**Requirement**
Give the number of lines in the data that hold the word "this", and nothing else.
━━━━━ Data extract ━━━━━
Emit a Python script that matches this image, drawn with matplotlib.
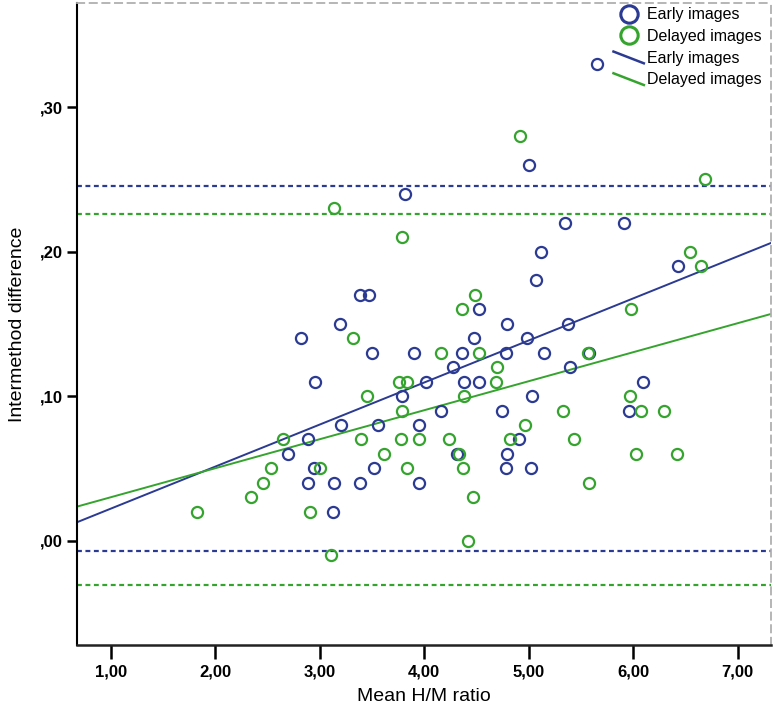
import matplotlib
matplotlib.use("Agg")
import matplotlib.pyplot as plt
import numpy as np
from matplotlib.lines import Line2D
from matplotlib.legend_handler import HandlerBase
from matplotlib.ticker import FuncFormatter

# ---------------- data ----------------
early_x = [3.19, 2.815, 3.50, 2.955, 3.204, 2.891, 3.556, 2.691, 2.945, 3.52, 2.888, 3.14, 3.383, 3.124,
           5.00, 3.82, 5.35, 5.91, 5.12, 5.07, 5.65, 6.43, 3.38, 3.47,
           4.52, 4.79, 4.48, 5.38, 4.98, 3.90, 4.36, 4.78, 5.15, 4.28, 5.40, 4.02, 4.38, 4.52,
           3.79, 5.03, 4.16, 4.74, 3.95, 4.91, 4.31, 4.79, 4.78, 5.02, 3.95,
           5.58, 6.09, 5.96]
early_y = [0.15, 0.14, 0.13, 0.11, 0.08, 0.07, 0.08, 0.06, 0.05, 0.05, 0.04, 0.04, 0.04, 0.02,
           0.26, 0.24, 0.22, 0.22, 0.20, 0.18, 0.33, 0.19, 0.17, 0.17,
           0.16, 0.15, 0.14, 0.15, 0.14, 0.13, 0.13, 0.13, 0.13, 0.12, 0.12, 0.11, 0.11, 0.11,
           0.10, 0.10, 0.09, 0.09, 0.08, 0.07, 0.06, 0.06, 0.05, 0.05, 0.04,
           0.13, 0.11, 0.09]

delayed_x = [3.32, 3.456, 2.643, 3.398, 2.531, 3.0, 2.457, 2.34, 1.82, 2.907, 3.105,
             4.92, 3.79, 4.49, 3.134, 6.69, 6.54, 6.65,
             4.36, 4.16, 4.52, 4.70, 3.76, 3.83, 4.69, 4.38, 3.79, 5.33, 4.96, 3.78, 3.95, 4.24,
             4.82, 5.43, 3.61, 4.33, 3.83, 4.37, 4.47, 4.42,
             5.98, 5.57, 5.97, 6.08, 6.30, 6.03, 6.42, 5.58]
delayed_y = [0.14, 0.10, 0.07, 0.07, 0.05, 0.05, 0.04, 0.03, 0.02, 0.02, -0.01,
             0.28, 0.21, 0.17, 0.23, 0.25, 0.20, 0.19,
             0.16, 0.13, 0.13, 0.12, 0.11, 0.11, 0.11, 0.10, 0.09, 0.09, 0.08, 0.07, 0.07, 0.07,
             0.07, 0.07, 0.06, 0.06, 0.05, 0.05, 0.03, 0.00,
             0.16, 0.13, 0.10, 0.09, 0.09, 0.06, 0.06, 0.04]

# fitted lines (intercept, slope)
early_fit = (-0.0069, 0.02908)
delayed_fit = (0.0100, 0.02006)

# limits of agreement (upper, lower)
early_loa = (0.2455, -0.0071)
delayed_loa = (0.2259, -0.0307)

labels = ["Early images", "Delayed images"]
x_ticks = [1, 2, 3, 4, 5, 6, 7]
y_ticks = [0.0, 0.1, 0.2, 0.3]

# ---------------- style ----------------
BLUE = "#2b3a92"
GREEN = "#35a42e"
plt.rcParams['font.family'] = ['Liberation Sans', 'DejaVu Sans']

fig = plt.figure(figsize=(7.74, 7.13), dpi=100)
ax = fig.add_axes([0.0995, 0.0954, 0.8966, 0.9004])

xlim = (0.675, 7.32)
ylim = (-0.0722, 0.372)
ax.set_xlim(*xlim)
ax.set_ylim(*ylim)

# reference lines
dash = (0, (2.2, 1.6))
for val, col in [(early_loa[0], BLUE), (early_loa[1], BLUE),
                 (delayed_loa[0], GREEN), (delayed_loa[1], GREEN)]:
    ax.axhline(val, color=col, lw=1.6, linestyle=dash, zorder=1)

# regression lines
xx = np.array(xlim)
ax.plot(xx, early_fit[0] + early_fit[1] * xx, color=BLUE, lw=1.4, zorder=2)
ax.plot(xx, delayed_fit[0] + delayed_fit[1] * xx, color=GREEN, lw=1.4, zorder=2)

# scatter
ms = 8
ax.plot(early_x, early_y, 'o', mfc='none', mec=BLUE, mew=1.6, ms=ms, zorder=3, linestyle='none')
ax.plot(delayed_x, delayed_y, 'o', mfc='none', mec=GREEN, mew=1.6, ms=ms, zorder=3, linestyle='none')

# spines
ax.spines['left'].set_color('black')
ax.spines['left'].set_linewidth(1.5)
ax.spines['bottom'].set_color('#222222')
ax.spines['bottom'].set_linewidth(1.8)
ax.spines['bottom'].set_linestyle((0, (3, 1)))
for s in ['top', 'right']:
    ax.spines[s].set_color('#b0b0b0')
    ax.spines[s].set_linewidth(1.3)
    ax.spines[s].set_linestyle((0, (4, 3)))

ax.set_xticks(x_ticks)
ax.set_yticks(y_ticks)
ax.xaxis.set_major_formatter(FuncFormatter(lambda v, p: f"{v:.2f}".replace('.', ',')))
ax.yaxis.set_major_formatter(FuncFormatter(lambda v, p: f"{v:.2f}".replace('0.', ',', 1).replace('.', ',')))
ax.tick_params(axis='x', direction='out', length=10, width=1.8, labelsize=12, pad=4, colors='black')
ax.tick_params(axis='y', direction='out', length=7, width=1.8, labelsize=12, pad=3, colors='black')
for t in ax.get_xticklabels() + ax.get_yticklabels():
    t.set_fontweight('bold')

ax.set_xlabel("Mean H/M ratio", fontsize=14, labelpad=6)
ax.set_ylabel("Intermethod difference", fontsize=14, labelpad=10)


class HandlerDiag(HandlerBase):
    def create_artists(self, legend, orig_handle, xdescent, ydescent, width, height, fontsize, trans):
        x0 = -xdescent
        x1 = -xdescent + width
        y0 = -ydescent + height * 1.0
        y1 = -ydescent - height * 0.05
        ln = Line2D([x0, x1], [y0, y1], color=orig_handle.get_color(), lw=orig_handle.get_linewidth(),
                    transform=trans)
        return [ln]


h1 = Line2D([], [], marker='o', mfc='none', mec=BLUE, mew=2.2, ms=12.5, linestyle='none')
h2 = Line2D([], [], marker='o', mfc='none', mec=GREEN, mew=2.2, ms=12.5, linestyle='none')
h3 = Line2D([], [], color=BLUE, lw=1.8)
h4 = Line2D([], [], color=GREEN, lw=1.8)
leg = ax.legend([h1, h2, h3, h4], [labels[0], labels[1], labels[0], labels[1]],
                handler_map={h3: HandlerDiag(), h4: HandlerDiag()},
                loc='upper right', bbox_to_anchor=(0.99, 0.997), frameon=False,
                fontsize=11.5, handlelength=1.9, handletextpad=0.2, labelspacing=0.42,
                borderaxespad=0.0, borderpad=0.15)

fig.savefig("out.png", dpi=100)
━━━━━
━━━━━ Data extract ━━━━━
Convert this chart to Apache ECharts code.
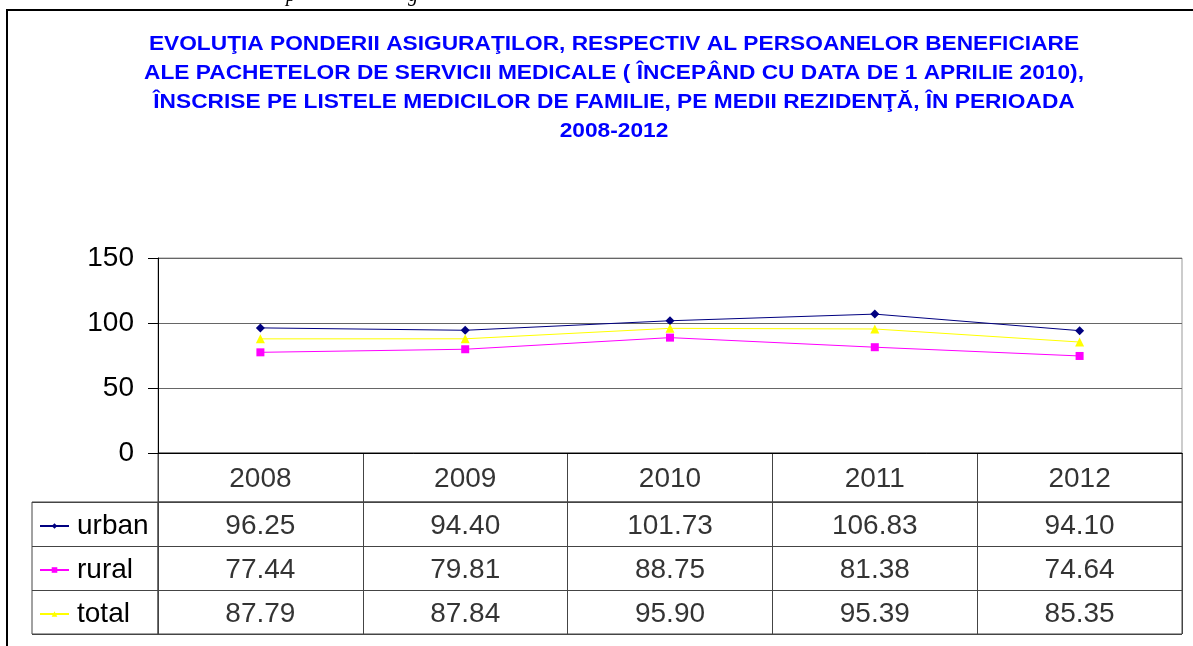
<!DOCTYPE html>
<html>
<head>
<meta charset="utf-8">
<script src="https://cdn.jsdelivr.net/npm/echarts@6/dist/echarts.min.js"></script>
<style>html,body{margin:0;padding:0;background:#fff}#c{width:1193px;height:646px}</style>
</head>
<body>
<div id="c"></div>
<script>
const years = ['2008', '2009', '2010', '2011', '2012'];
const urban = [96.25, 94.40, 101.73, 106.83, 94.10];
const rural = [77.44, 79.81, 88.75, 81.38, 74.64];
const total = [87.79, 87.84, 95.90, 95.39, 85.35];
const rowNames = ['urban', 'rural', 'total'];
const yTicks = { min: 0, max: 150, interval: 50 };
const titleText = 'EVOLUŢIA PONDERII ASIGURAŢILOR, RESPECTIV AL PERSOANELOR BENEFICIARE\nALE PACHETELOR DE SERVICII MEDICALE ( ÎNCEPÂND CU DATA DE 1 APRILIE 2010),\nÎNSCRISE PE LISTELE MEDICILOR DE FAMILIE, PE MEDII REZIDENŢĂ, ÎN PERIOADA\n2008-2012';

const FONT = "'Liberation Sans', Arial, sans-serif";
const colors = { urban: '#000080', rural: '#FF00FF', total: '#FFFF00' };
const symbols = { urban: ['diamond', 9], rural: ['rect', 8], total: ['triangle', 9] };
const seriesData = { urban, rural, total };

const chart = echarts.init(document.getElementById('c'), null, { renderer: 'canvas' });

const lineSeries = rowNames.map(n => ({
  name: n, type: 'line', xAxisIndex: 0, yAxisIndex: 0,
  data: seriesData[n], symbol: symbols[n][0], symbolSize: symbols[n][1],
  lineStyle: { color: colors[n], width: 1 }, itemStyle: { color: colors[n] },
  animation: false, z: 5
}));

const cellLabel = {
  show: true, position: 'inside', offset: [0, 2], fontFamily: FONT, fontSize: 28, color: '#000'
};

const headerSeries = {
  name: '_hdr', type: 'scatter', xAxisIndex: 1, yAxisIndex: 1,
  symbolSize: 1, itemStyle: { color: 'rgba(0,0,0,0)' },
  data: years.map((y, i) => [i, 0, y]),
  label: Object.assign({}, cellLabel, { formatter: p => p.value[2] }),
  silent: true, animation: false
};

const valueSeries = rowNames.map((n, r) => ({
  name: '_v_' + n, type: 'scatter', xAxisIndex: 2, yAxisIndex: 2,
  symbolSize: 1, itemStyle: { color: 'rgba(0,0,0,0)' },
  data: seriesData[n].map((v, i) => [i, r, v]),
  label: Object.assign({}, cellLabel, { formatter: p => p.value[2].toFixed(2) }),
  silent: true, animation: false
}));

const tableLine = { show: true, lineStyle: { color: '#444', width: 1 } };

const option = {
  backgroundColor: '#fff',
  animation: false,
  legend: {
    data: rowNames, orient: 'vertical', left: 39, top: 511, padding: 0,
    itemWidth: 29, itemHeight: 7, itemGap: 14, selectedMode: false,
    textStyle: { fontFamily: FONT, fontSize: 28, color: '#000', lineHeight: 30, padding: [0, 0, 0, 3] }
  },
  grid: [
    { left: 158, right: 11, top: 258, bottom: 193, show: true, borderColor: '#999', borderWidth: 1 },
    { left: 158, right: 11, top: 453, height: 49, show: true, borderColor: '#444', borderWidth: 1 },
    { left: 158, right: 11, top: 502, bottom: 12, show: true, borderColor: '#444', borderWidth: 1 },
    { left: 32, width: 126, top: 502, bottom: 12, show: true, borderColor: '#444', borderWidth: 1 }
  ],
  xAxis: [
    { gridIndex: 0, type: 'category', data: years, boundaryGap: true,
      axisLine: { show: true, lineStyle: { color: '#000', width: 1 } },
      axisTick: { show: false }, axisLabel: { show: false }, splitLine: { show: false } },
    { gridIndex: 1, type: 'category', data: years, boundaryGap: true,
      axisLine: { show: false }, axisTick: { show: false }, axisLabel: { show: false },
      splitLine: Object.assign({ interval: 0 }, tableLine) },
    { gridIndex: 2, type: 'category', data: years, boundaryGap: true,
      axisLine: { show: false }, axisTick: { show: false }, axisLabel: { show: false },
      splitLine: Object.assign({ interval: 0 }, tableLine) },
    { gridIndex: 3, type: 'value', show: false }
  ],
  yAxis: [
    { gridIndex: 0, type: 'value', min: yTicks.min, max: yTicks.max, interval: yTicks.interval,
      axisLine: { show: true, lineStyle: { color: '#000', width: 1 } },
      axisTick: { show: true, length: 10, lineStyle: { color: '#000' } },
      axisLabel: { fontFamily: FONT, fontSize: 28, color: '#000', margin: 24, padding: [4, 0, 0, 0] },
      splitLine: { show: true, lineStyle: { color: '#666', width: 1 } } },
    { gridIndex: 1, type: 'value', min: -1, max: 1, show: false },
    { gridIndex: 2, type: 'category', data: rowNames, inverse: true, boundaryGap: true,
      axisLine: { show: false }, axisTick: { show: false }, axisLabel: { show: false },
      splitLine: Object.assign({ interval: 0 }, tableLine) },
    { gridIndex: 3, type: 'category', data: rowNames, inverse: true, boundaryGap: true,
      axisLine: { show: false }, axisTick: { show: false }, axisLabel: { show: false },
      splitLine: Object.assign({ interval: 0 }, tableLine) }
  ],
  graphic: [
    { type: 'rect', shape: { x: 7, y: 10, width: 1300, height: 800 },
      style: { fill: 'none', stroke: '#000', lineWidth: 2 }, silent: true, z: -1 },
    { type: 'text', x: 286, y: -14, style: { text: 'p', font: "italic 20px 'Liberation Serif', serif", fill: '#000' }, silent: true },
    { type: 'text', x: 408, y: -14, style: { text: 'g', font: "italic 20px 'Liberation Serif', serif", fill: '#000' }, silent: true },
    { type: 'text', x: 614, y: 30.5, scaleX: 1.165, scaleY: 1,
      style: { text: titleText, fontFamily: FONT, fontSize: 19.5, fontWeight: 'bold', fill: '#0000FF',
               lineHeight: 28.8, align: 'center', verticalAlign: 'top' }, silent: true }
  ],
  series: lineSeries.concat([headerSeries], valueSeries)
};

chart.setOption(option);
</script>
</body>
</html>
━━━━━
**The output**
2